To make creme brûlée, it's going to be pretty useful to have a kitchen torch. I got one for Christmas which is was propelled me forward on this journey. It's possible to do with a broiler as well, but it's trickier. Invest in a kitchen torch, because like, why wouldn't you want to feel like a badass welder?

Here's what you need (and since my first attempt failed and I ended up having to make this twice, I recommend buying double just in case):
- 6 to 10 egg yolks. It varies because if you use organic eggs, like I did, the yolks are much smaller and you'll need more. I used six the first time and it was trouble. The next time I used 8 and it was great. 10? I think it would just be that much richer.
- 2.5 cups of heavy cream. I used whipping cream.
- Half a cup of white sugar
- Teaspoon vanilla
- Other seasonings/liqueur to taste. For instance, I added a splash of spiced rum, some star anise, and some cardamom.

Start by simmering your cream over medium heat. This is when I threw in the anise and the cardamom pods, and almost let it steep like a tea. Alton Brown says that you can scrape in a vanilla bean, but chance I would find a vanilla bean in this one horse town! Grand mariner, kahlua, frangelico….all of these would be delicious.

While it's simmering, whisk your egg yolks and sugar together. This is called creaming. Whisk quite a bit until it turns light and fluffy. By now, your cream should be just below a boil. Don't let it reach a full boil; remove it from the heat. Scoop out any seed pods.

Verrrrrry verrrrrrrrrrrry slowwwwly add a drizzle of hot cream into your eggs, whisking all the while. You do this very slowly so that the eggs don't scramble. Add another ladle-ful and keep whisking. When the egg mixture is basically the same temp as the cream, you can reverse the pouring and pour the egg/cream into the just-cream. Keep whisking. You'll probably get some froth and foam on top of the custard (that's what it is now) at this point.
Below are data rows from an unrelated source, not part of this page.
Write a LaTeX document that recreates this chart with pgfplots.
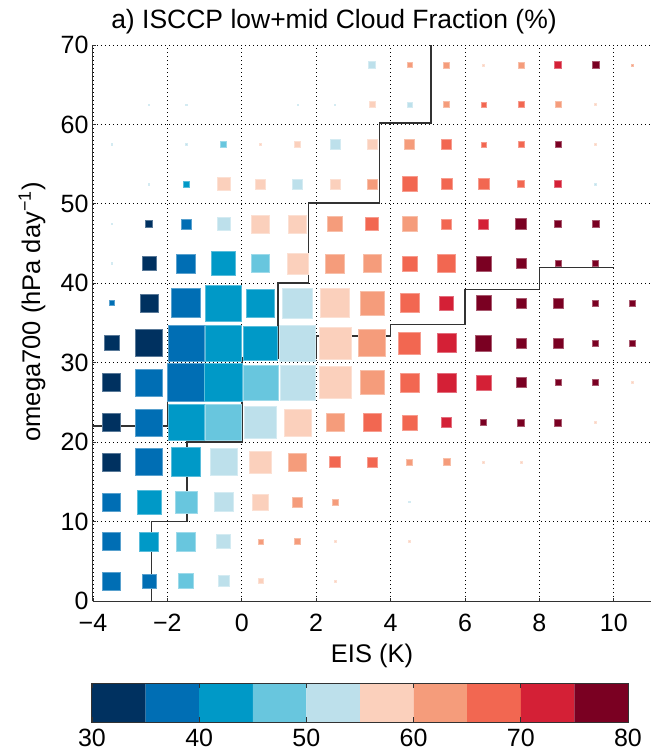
\documentclass[border=0pt]{standalone}
\usepackage{fontspec}
\setmainfont{Liberation Sans}
\usepackage{pgfplots}
\pgfplotsset{compat=1.18}
\definecolor{c1}{RGB}{0,49,96}
\definecolor{c2}{RGB}{0,110,180}
\definecolor{c3}{RGB}{0,153,199}
\definecolor{c4}{RGB}{104,198,222}
\definecolor{c5}{RGB}{189,224,235}
\definecolor{c6}{RGB}{251,208,188}
\definecolor{c7}{RGB}{245,156,123}
\definecolor{c8}{RGB}{242,103,81}
\definecolor{c9}{RGB}{212,32,54}
\definecolor{c10}{RGB}{122,0,34}
\definecolor{axgray}{RGB}{50,50,50}
\newcommand\fs{\fontsize{25}{29}\selectfont}
\begin{document}
\begin{tikzpicture}[x=1pt,y=1pt]
\useasboundingbox (-93,-154) rectangle (559,601);
\begin{axis}[
  at={(0,0)}, anchor=south west,
  scale only axis, width=558pt, height=556pt,
  xmin=-4, xmax=11, ymin=0, ymax=70,
  axis x line*=bottom, axis y line*=left,
  axis line style={axgray, line width=1pt, -},
  xtick={-4,-2,...,10}, xticklabels={−4,−2,0,2,4,6,8,10},
  ytick={0,10,...,70},
  tick align=inside, major tick length=3pt,
  tick style={axgray, line width=0.8pt},
  grid=major,
  major grid style={black, dash pattern=on 1.4pt off 2.6pt, line width=0.8pt},
  ticklabel style={font=\fs},
  xticklabel style={yshift=-10pt},
  yticklabel style={xshift=-1pt},
  /pgf/number format/assume math mode=true,
  colormap={rdbu}{rgb255=(0,49,96) rgb255=(0,110,180) rgb255=(0,153,199) rgb255=(104,198,222) rgb255=(189,224,235) rgb255=(251,208,188) rgb255=(245,156,123) rgb255=(242,103,81) rgb255=(212,32,54) rgb255=(122,0,34)},
  colormap access=piecewise constant,
  point meta min=0, point meta max=10,
  clip=false,
]
\addplot[scatter, only marks, mark=square*, mark options={line width=0.4pt},
  scatter/use mapped color={draw=mapped color!65!white, fill=mapped color},
  point meta={\thisrow{c}-0.5},
  visualization depends on={0.5*\thisrow{s} \as \ms},
  scatter/@pre marker code/.append style={/tikz/mark size=\ms}]
  table {
x y s c
3.5 67.5 7 5
4.5 67.5 5 7
5.5 67.5 6 7
6.5 67.5 2 6
7.5 67.5 6 7
8.5 67.5 7 9
9.5 67.5 7 10
10.5 67.5 2 7
-2.5 62.5 1.5 5
-1.5 62.5 1.5 5
1.5 62.5 1.5 5
2.5 62.5 1.5 5
3.5 62.5 6 6
4.5 62.5 5 5
5.5 62.5 6 7
6.5 62.5 5 8
7.5 62.5 6 8
8.5 62.5 6 7
9.5 62.5 2 6
-3.5 57.5 1.5 5
-1.5 57.5 1.5 5
-0.5 57.5 6 4
0.5 57.5 1.5 6
1.5 57.5 6 6
2.5 57.5 10 5
3.5 57.5 10 6
4.5 57.5 10 7
5.5 57.5 10 8
6.5 57.5 5 8
7.5 57.5 6 8
8.5 57.5 6 10
9.5 57.5 2 6
-2.5 52.5 1.5 5
-1.5 52.5 6 3
-0.5 52.5 13 6
0.5 52.5 10 6
1.5 52.5 10 5
2.5 52.5 10 6
3.5 52.5 10 7
4.5 52.5 15 8
5.5 52.5 11 8
6.5 52.5 11 8
7.5 52.5 7 8
8.5 52.5 7 9
9.5 52.5 1.5 5
-3.5 47.5 1.5 5
-2.5 47.5 7 1
-1.5 47.5 10 2
-0.5 47.5 13 5
0.5 47.5 18 6
1.5 47.5 18 6
2.5 47.5 15 7
3.5 47.5 13 8
4.5 47.5 15 7
5.5 47.5 10 8
6.5 47.5 10 9
7.5 47.5 11 10
8.5 47.5 7 10
9.5 47.5 7 10
-3.5 42.5 1.5 5
-2.5 42.5 14 1
-1.5 42.5 19 2
-0.5 42.5 24 3
0.5 42.5 18 4
1.5 42.5 21 6
2.5 42.5 19 7
3.5 42.5 18 7
4.5 42.5 15 8
5.5 42.5 18 8
6.5 42.5 15 10
7.5 42.5 10 10
8.5 42.5 6 10
9.5 42.5 6 10
-3.5 37.5 5 2
-2.5 37.5 18 1
-1.5 37.5 29 2
-0.5 37.5 36 3
0.5 37.5 28 3
1.5 37.5 30 5
2.5 37.5 29 6
3.5 37.5 24 7
4.5 37.5 19 8
5.5 37.5 14 9
6.5 37.5 15 10
7.5 37.5 10 10
8.5 37.5 10 10
9.5 37.5 6 10
10.5 37.5 6 10
-3.5 32.5 15 1
-2.5 32.5 27 1
-1.5 32.5 36 2
-0.5 32.5 36 3
0.5 32.5 34 3
1.5 32.5 36 5
2.5 32.5 32 6
3.5 32.5 27 7
4.5 32.5 22 8
5.5 32.5 19 9
6.5 32.5 16 10
7.5 32.5 10 10
8.5 32.5 10 10
9.5 32.5 6 10
10.5 32.5 6 10
-3.5 27.5 18 1
-2.5 27.5 27 2
-1.5 27.5 38 2
-0.5 27.5 38 3
0.5 27.5 35 4
1.5 27.5 35 5
2.5 27.5 32 6
3.5 27.5 24 7
4.5 27.5 19 8
5.5 27.5 19 9
6.5 27.5 15 9
7.5 27.5 10 10
8.5 27.5 6 10
9.5 27.5 6 10
10.5 27.5 2 6
-3.5 22.5 18 1
-2.5 22.5 27 2
-1.5 22.5 36 3
-0.5 22.5 36 4
0.5 22.5 32 5
1.5 22.5 27 6
2.5 22.5 18 7
3.5 22.5 18 8
4.5 22.5 15 8
5.5 22.5 10 9
6.5 22.5 6 10
7.5 22.5 7 10
8.5 22.5 7 10
9.5 22.5 2 6
-3.5 17.5 18 1
-2.5 17.5 27 2
-1.5 17.5 29 3
-0.5 17.5 27 5
0.5 17.5 22 6
1.5 17.5 18 7
2.5 17.5 11 8
3.5 17.5 10 8
4.5 17.5 6 7
5.5 17.5 7 7
6.5 17.5 2 6
7.5 17.5 2 6
-3.5 12.5 18 2
-2.5 12.5 24 3
-1.5 12.5 22 4
-0.5 12.5 19 5
0.5 12.5 16 6
1.5 12.5 10 7
2.5 12.5 6 7
4.5 12.5 1.5 5
-3.5 7.5 18 2
-2.5 7.5 19 3
-1.5 7.5 19 4
-0.5 7.5 14 5
0.5 7.5 5 7
1.5 7.5 6 7
2.5 7.5 2 6
4.5 7.5 2 6
-3.5 2.5 18 2
-2.5 2.5 14 2
-1.5 2.5 15 4
-0.5 2.5 11 5
0.5 2.5 5 6
2.5 2.5 2 6
};
\addplot[axgray, line width=1.6pt, mark=none] coordinates {
(-2.43,0) (-2.43,10) (-1.47,10) (-1.47,20) (0,20) (0,30.6) (0.97,30.6) (0.97,40)
(1.79,40) (1.79,50.1) (3.70,50.1) (3.70,60.2) (5.09,60.2) (5.09,70)};
\addplot[axgray, line width=1.6pt, mark=none] coordinates {
(-4,22) (-2,22) (-2,27.6) (0,27.6) (0,30.6) (2,30.6) (2,33.4) (4,33.4) (4,34.8)
(6,34.8) (6,39.2) (8,39.2) (8,42.0) (10,42.0)};
\end{axis}
\begin{axis}[
  at={(-1pt,-121pt)}, anchor=south west,
  scale only axis, width=536pt, height=39pt,
  xmin=30, xmax=80, ymin=0, ymax=1,
  ytick=\empty, xtick={30,40,...,80},
  xtick pos=both, tick align=inside, major tick length=5pt,
  tick style={axgray, line width=0.8pt},
  axis line style={axgray, line width=1pt},
  ticklabel style={font=\fs},
  xticklabel style={yshift=-4pt},
  /pgf/number format/assume math mode=true,
  axis on top,
]
\addplot[fill=c1, draw=none, mark=none] coordinates {(30,0) (35,0) (35,1) (30,1) (30,0)};
\addplot[fill=c2, draw=none, mark=none] coordinates {(35,0) (40,0) (40,1) (35,1) (35,0)};
\addplot[fill=c3, draw=none, mark=none] coordinates {(40,0) (45,0) (45,1) (40,1) (40,0)};
\addplot[fill=c4, draw=none, mark=none] coordinates {(45,0) (50,0) (50,1) (45,1) (45,0)};
\addplot[fill=c5, draw=none, mark=none] coordinates {(50,0) (55,0) (55,1) (50,1) (50,0)};
\addplot[fill=c6, draw=none, mark=none] coordinates {(55,0) (60,0) (60,1) (55,1) (55,0)};
\addplot[fill=c7, draw=none, mark=none] coordinates {(60,0) (65,0) (65,1) (60,1) (60,0)};
\addplot[fill=c8, draw=none, mark=none] coordinates {(65,0) (70,0) (70,1) (65,1) (65,0)};
\addplot[fill=c9, draw=none, mark=none] coordinates {(70,0) (75,0) (75,1) (70,1) (70,0)};
\addplot[fill=c10, draw=none, mark=none] coordinates {(75,0) (80,0) (80,1) (75,1) (75,0)};
\end{axis}
\node[font=\fontsize{26.5}{30}\selectfont] at (241,579) {a) ISCCP low+mid Cloud Fraction (\%)};
\node[font=\fontsize{25.5}{30}\selectfont, rotate=90] at (-61,289) {omega700 (hPa day\textsuperscript{−1})};
\node[font=\fontsize{25.5}{30}\selectfont] at (279,-55) {EIS (K)};
\end{tikzpicture}
\end{document}
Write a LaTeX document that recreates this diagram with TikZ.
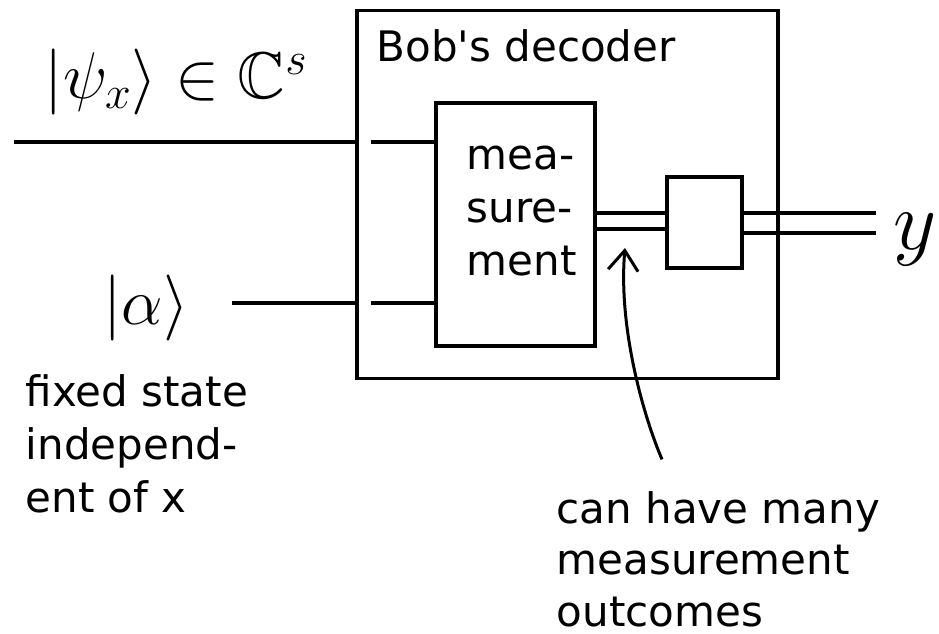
\RequirePackage{fix-cm}
\documentclass[tikz,border=0pt]{standalone}
\usepackage{amsmath,amssymb}
\usepackage{fontspec}
\setmainfont{DejaVu Sans}
\usetikzlibrary{arrows.meta,calc}

\begin{document}
\begin{tikzpicture}[x=1pt,y=-1pt,line width=3.5pt,
    box/.style={draw,rectangle,inner sep=0pt},
    txt/.style={inner sep=0pt,align=left,font=\fontsize{42}{53}\selectfont},
    hand/.style={inner sep=0pt}]
        \useasboundingbox (0,0) rectangle (939,634);

        % Bob's decoder
        \node[box,minimum width=421pt,minimum height=368pt] (dec) at (567.5,194.5) {};
        \node[txt,anchor=base west] (title) at (375,62) {Bob\textquotesingle s decoder};

        % Measurement and second box
        \node[box,minimum width=159pt,minimum height=243pt] (meas) at (515.5,224.5) {};
        \node[txt,anchor=base west] (meastext) at (465,275) {mea-\\sure-\\ment};
        \node[box,minimum width=75pt,minimum height=91pt] (proc) at (704.5,222.5) {};

        % Inputs
        \node[hand,font=\fontsize{66}{66}\selectfont] (psi) at (176,82) {$|\psi_x\rangle \in \mathbb{C}^s$};
        \node[hand,font=\fontsize{66}{66}\selectfont] (alpha) at (146,308) {$|\alpha\rangle$};
        \coordinate (inA) at (14,142);
        \coordinate (inB) at (232,303);
        \foreach \i in {A,B} {
            \draw (in\i) -- (in\i -| dec.west);
            \draw ($(in\i -| dec.west)+(16,0)$) -- (in\i -| meas.west);
        }

        % Classical wires
        \foreach \w in {213,229} {
            \draw (meas.east |- 0,\w) -- (proc.west |- 0,\w);
        }
        \coordinate (outA) at (876,213);
        \coordinate (outB) at (876,233);
        \draw (proc.east |- outA) -- (outA);
        \draw (proc.east |- outB) -- (outB);
        \node[hand,font=\fontsize{84}{84}\selectfont] (y) at (915,240) {$y$};

        % Notes
        \node[txt,anchor=base west] (fixed) at (24,512) {fixed state\\independ-\\ent of x};
        \node[txt,anchor=base west,font=\fontsize{42}{51.5}\selectfont] (note) at (555,626) {can have many\\measurement\\outcomes};
        \coordinate (tip) at (625,248);
        \draw[line width=3pt,-{Straight Barb[length=20pt,width=30pt]}]
            ($(note.north west)+(107,-30)$) .. controls (645,420) and (618,330) .. (tip);
\end{tikzpicture}
\end{document}
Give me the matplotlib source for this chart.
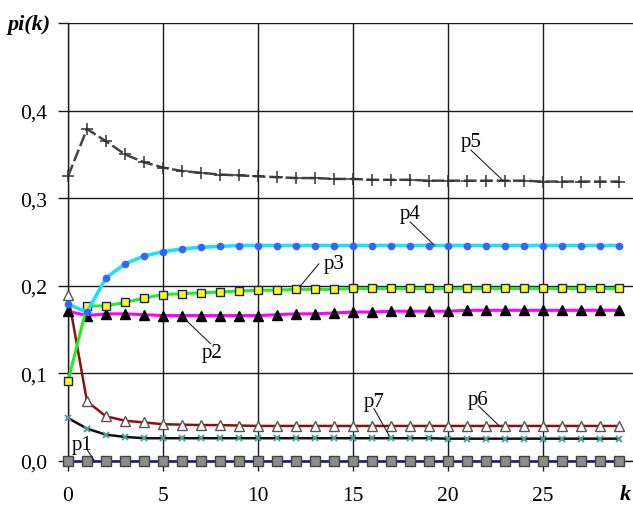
import matplotlib
matplotlib.use("Agg")
import matplotlib.pyplot as plt
import numpy as np

k = list(range(30))
p1 = [0.0] * 30
p2 = [0.171, 0.166, 0.168, 0.168, 0.167, 0.166, 0.166, 0.166, 0.166, 0.166,
      0.166, 0.167, 0.168, 0.168, 0.169, 0.170, 0.170, 0.171, 0.171, 0.171,
      0.171, 0.172, 0.172, 0.172, 0.172, 0.172, 0.172, 0.172, 0.172, 0.172]
p3 = [0.091, 0.177, 0.177, 0.181, 0.186, 0.190, 0.191, 0.192, 0.193, 0.194,
      0.195, 0.195, 0.196, 0.196, 0.196, 0.197, 0.197, 0.197, 0.197, 0.197,
      0.197, 0.197, 0.197, 0.197, 0.197, 0.197, 0.197, 0.197, 0.197, 0.197]
p4 = [0.179, 0.170, 0.209, 0.225, 0.234, 0.239, 0.242, 0.244, 0.245, 0.246,
      0.246, 0.246, 0.246, 0.246, 0.246, 0.246, 0.246, 0.246, 0.246, 0.246,
      0.246, 0.246, 0.246, 0.246, 0.246, 0.246, 0.246, 0.246, 0.246, 0.246]
p5 = [0.325, 0.379, 0.365, 0.350, 0.341, 0.335, 0.331, 0.329, 0.327, 0.326,
      0.325, 0.324, 0.323, 0.323, 0.322, 0.322, 0.321, 0.321, 0.321, 0.320,
      0.320, 0.320, 0.320, 0.320, 0.320, 0.319, 0.319, 0.319, 0.319, 0.319]
p6 = [0.190, 0.068, 0.051, 0.046, 0.044, 0.042, 0.0415, 0.041, 0.041, 0.0405,
      0.040, 0.040, 0.040, 0.040, 0.040, 0.040, 0.040, 0.040, 0.040, 0.040,
      0.040, 0.040, 0.040, 0.040, 0.040, 0.040, 0.040, 0.040, 0.040, 0.040]
p7 = [0.049, 0.037, 0.030, 0.0275, 0.026, 0.026, 0.026, 0.026, 0.026, 0.026,
      0.026, 0.026, 0.026, 0.026, 0.026, 0.026, 0.026, 0.026, 0.026, 0.026,
      0.0255, 0.0255, 0.0255, 0.0255, 0.0255, 0.0255, 0.0255, 0.0255, 0.0255, 0.0255]

xticks = [0, 5, 10, 15, 20, 25]
yticks = [0.0, 0.1, 0.2, 0.3, 0.4, 0.5]
ytick_labels = ["0,0", "0,1", "0,2", "0,3", "0,4", ""]

# annotation: label, text pos (data), arrow point (data)
labels = ["p1", "p2", "p3", "p4", "p5", "p6", "p7"]
label_xy = [(0.75, 0.019), (7.6, 0.124), (14.0, 0.225), (18.0, 0.282), (21.2, 0.365), (21.6, 0.070), (16.1, 0.068)]
label_pt = [(1.4, 0.0), (6.15, 0.162), (12.2, 0.199), (19.3, 0.246), (22.9, 0.320), (22.7, 0.040), (16.9, 0.029)]
label_start = [(1.0, 0.013), (7.5, 0.134), (13.2, 0.225), (18.0, 0.273), (21.2, 0.355), (21.6, 0.063), (16.1, 0.060)]

plt.rcParams['font.family'] = ['Liberation Serif', 'DejaVu Serif']

fig = plt.figure(figsize=(6.33, 5.06), dpi=100)
ax = fig.add_axes([68 / 633, 44 / 506, 1 - 68 / 633, (462 - 24) / 506])

ax.set_xlim(0, (633 - 68) / 19.0)
ax.set_ylim(0, 0.5)
ax.set_xticks(xticks)
ax.set_yticks(yticks)
ax.set_yticklabels(ytick_labels)
ax.set_xticklabels([str(t) for t in xticks])
ax.grid(True, color="#1a1a1a", linewidth=1.0)
ax.set_axisbelow(True)
for s in ["top", "right"]:
    ax.spines[s].set_visible(False)
ax.spines["left"].set_color("#1a1a1a")
ax.spines["left"].set_linewidth(1.0)
ax.spines["bottom"].set_color("#1a1a1a")
ax.spines["bottom"].set_linewidth(1.0)
ax.tick_params(axis="both", direction="out", length=7, width=1.0, color="#1a1a1a",
               labelsize=15.5)
ax.tick_params(axis="x", pad=11)
ax.tick_params(axis="y", pad=8)

ax.plot(k, p1, color="#1a1a6e", lw=1.8, marker="s", ms=6.5, mfc="#8c8c8c", mec="#444444", mew=1, zorder=3, clip_on=False)
ax.plot(k, p7, color="#111111", lw=1.8, marker="x", ms=5, mec="#4aa0a0", mew=1.4, zorder=4, clip_on=False)
ax.plot(k, p6, color="#8b1010", lw=1.8, marker="^", ms=7, mfc="white", mec="#555555", mew=1, zorder=4, clip_on=False)
ax.plot(k, p2, color="#ff00ff", lw=2.2, marker="^", ms=7, mfc="black", mec="black", zorder=5, clip_on=False)
ax.plot(k, p3, color="#22ee22", lw=2.2, marker="s", ms=6, mfc="#ffff00", mec="#1a1a8e", mew=1, zorder=6, clip_on=False)
ax.plot(k, p4, color="#22ddff", lw=2.6, marker="o", ms=4.5, mfc="#3366ff", mec="#3366ff", zorder=6, clip_on=False)
ax.plot(k, p5, color="#444444", lw=1.8, ls=(0, (5, 1.5)), marker="+", ms=9, mec="#333333", mew=1.1, zorder=6, clip_on=False)

for lab, txy, pt, st in zip(labels, label_xy, label_pt, label_start):
    ax.text(txy[0], txy[1], lab, fontsize=15, ha="center", va="center", zorder=8)
    ax.plot([st[0], pt[0]], [st[1], pt[1]], color="#222222", lw=0.8, zorder=8)

fig.text(8 / 633, 1 - 25 / 506, "pi(k)", fontsize=16, style="italic", weight="bold",
         ha="left", va="center")
fig.text(620 / 633, 1 - 495 / 506, "k", fontsize=16, style="italic", weight="bold",
         ha="left", va="center")

fig.savefig("out.png", dpi=100)
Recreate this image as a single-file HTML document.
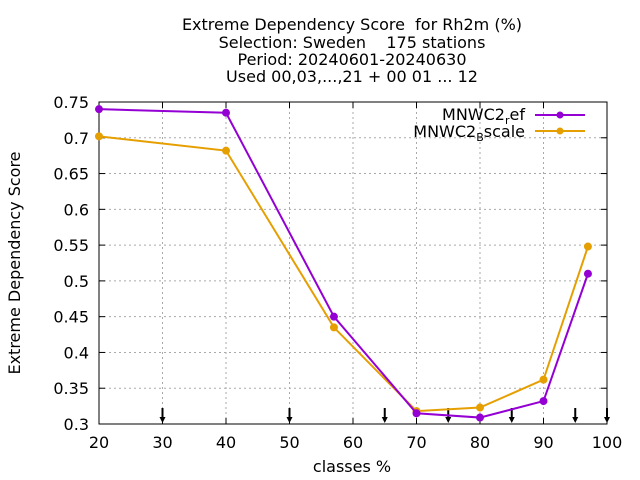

Scoop it off if you can with a spoon.

Heat your oven to 375. In a roasting pan or deep casserole pan, set your ramekins on a wet kitchen cloth (this is so that they don't slip around). Pour the custard into the ramekins, until about a little over halfway full. Next, pour hot water all around the sides of the ramekins like a bath. The hot water should come about halfway up the ramekins. Shove it all in the oven and walk away for about 30-40 mins. They're done when they jiggle a little in the middle: Jello jiggle, not liquid jiggle. Pull the roasting pan out and let them cool for 15 mins in the water bath. Then move them to the fridge for the next few hours.

When ready to serve, sprinkle the top with a generous coating of white sugar. Turn your torch on and make small circles over the ramekin to melt, turning occasionally to let the molten sugar coat the whole surface. It'll smell like burning but don't be afraid. Let sugar harden for just a moment or two before serving. How do you know you've succeeded? Knock on the top with a spoon. You should hear a tap-tap sound before a delicious crack!